When should a compiler be allowed to do? That it’s a very good question. If you have well-defined higher level functions, then maybe the compiler should be allowed to assume not just how the implementation is, but also the “intent” of the user, and be able to swap implementation based on higher level “intent”. Though that breaks many principles of “you know how it’s computed”, which is generally not done in many ways in an imperative programming language, because normally if you write a function *
and +
then it will use it. With Reactant
it might just look at the LLVM and think “I know how to do that better”.
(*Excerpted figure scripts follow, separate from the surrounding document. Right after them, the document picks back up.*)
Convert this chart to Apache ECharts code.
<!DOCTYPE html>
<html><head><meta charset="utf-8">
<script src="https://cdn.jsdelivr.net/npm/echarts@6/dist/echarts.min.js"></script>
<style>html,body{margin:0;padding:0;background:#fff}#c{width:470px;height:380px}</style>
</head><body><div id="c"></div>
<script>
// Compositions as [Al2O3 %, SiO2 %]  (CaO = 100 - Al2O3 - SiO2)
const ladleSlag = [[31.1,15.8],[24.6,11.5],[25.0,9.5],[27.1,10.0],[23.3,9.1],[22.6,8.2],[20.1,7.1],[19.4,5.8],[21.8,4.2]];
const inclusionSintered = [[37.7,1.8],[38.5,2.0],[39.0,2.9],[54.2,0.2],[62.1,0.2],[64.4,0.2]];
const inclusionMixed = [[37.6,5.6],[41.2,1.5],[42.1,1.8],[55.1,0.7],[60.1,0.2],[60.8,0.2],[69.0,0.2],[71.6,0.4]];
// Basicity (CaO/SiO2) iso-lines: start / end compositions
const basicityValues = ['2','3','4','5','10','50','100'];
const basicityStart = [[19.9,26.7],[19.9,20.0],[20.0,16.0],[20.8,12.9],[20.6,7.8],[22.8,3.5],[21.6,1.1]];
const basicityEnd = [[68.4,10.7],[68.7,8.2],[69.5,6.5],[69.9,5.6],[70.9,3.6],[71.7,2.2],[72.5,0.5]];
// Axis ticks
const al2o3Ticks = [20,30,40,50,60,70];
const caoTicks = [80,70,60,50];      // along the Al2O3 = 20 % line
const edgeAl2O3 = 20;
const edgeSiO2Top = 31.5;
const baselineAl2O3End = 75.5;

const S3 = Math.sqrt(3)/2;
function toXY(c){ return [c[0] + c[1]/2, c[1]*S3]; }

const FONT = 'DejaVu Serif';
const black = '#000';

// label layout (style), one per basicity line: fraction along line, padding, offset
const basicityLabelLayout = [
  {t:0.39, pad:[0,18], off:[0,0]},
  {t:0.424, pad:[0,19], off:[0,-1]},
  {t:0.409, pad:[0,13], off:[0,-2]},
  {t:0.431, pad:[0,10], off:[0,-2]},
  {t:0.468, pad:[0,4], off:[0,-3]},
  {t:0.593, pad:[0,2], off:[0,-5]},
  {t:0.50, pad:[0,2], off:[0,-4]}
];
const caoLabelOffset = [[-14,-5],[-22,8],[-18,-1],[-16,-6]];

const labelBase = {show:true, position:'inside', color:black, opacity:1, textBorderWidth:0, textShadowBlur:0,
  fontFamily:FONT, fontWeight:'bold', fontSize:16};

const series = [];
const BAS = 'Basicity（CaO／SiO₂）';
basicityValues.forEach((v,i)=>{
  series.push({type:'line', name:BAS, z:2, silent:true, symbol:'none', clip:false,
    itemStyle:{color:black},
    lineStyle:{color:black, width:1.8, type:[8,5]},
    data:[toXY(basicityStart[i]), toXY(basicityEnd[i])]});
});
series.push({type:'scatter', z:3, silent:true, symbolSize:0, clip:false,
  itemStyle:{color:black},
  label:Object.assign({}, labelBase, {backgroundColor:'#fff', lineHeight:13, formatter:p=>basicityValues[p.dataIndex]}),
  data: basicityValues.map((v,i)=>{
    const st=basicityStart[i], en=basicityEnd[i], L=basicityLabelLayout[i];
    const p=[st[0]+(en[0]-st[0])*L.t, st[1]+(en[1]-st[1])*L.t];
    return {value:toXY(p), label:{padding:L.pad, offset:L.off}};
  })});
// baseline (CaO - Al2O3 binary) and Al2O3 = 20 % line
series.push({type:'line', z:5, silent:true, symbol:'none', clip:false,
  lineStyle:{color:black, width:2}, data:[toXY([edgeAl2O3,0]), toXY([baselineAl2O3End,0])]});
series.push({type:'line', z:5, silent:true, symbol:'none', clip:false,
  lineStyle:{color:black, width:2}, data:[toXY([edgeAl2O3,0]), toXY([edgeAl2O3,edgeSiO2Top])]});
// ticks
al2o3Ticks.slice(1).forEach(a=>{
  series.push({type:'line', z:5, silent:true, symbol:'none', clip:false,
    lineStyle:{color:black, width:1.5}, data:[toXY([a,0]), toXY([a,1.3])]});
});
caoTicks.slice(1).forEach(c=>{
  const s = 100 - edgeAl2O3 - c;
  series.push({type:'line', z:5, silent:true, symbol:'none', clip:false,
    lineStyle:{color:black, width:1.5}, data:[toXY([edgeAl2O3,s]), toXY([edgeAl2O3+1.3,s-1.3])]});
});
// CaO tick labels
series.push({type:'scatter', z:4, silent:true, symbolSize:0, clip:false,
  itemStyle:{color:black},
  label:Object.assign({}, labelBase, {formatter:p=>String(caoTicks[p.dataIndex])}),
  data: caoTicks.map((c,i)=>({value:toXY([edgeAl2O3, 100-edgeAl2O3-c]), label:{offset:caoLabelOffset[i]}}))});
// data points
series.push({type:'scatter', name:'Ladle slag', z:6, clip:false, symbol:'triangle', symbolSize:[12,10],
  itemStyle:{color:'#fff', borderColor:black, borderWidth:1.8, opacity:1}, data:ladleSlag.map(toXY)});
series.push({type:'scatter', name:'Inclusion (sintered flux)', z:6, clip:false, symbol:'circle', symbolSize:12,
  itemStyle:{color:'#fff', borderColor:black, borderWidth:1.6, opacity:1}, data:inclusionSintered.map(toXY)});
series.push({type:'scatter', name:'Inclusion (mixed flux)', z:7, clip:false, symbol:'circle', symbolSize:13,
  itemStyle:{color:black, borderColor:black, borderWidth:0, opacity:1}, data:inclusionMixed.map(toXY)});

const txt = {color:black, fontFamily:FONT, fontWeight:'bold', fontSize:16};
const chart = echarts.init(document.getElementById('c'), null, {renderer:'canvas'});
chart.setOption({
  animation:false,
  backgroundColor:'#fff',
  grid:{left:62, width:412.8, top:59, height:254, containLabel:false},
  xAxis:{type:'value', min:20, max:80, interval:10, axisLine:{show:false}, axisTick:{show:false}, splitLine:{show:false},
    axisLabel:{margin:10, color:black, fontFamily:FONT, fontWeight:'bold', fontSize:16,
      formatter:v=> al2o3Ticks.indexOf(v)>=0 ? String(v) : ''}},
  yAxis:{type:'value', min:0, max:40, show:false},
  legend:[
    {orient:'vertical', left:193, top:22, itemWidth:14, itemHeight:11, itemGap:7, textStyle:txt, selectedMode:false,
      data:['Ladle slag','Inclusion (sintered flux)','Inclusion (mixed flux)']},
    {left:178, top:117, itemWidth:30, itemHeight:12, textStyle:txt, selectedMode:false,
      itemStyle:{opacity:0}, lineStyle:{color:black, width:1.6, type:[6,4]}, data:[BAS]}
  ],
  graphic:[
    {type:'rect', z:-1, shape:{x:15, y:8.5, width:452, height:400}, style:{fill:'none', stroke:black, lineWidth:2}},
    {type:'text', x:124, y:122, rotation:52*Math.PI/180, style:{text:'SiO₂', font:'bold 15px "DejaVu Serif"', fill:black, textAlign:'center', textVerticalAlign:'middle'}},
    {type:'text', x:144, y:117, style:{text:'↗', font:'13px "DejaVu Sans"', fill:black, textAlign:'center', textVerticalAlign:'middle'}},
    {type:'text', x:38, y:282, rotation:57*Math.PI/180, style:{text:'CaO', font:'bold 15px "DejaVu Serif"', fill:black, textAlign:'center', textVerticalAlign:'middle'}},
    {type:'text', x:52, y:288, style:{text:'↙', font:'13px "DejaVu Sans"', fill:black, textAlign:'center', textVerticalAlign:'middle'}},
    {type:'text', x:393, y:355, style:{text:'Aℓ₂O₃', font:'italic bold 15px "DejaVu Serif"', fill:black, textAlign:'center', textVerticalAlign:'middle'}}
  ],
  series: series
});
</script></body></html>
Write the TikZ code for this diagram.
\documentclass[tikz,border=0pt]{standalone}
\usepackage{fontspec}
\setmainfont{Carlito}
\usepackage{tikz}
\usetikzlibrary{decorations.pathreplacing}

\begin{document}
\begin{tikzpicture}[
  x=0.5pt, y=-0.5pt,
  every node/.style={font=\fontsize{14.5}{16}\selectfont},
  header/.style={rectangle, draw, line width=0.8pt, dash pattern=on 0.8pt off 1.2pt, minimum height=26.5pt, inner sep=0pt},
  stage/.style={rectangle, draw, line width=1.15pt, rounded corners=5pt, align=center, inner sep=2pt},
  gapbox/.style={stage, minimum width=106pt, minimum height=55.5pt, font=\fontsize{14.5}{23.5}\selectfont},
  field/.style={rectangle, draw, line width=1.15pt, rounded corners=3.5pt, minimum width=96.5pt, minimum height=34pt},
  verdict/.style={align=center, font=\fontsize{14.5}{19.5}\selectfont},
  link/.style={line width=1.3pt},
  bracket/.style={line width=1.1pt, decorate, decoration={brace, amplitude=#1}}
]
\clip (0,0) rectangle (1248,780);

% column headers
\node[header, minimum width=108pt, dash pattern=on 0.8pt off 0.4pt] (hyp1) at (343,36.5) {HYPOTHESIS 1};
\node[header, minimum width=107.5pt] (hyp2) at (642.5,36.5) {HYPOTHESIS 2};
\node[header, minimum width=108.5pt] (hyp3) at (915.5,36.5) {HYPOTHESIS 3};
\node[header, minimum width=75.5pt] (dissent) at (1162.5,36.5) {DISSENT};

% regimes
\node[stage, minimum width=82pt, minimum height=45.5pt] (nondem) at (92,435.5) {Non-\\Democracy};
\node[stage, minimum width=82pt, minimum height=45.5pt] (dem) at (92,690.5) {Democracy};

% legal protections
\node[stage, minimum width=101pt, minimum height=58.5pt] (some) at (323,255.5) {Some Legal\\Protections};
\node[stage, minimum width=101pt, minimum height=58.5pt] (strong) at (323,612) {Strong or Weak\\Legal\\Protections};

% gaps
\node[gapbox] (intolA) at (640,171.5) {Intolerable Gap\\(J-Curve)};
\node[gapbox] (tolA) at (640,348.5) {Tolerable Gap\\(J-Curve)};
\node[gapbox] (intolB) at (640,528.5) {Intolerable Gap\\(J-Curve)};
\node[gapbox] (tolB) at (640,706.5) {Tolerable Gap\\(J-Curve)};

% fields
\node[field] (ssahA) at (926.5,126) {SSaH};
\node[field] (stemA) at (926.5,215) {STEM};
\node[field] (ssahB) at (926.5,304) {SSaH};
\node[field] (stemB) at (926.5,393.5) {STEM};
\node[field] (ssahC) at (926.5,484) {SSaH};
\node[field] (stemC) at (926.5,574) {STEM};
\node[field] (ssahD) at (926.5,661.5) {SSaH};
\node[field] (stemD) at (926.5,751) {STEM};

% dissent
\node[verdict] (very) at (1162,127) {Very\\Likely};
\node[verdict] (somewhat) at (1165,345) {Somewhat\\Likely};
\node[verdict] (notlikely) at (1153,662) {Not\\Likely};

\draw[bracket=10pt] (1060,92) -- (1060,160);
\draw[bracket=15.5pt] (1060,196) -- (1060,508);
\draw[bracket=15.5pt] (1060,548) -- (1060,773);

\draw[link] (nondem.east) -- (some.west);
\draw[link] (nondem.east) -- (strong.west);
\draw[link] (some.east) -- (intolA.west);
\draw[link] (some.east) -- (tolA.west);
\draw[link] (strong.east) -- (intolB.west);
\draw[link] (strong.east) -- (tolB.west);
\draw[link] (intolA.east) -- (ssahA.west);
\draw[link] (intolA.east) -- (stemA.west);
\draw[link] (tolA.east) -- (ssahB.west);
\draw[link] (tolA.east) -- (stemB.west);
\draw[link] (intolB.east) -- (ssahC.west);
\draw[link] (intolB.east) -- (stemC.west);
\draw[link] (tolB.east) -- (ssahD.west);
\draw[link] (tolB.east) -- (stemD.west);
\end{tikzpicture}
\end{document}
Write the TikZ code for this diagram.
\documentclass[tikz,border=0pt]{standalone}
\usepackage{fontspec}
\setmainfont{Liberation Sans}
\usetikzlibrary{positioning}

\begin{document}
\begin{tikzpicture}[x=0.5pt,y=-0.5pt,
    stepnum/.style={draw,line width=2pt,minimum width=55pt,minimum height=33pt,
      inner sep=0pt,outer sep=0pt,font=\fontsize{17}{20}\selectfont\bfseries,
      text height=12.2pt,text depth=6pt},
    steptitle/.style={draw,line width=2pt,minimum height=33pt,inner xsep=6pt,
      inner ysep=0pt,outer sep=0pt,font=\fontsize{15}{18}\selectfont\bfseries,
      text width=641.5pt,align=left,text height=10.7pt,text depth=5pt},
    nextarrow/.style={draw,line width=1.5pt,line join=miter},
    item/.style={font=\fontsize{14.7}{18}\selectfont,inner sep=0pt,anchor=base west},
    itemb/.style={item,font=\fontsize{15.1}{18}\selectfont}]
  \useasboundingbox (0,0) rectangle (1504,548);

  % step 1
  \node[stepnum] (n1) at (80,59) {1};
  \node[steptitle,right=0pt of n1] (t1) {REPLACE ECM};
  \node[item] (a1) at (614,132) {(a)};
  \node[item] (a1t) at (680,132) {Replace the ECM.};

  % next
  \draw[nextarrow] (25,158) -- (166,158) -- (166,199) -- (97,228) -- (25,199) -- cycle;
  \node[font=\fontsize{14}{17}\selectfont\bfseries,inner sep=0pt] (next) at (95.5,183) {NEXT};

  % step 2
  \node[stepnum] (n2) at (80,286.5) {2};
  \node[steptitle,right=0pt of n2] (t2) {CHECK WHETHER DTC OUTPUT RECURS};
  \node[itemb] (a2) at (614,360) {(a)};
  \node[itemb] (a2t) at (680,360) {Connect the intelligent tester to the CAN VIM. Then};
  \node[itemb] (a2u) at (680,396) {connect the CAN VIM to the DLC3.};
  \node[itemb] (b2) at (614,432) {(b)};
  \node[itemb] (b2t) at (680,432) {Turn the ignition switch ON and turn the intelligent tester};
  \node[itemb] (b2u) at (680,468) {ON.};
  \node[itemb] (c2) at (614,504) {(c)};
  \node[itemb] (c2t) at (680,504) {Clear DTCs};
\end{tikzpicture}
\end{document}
Because of this, I think there’s a lot of space to explore here. Not just in the ability to write such compilation passes, but also in the interface to the user. Should it be done by default or opt-in? If you want some passes but not others, can this be fine grained? It’s hard to tell how this evolves. But at least the safest way to built it out is to fully make it opt-in, which is Reactant.jl of today. But there have been prototypes of Julia to MLIR, such as a Brutus.jl and other things, so one major difference from Python is that it’s actually possible for something like Reactant to become just a standard part of the compiler some day. I think we still need to work out some interface ideas in order to really say that it should.
In the meantime, it’s really easy to opt-in and it does well. So that’s the current state, but likely not the last statement.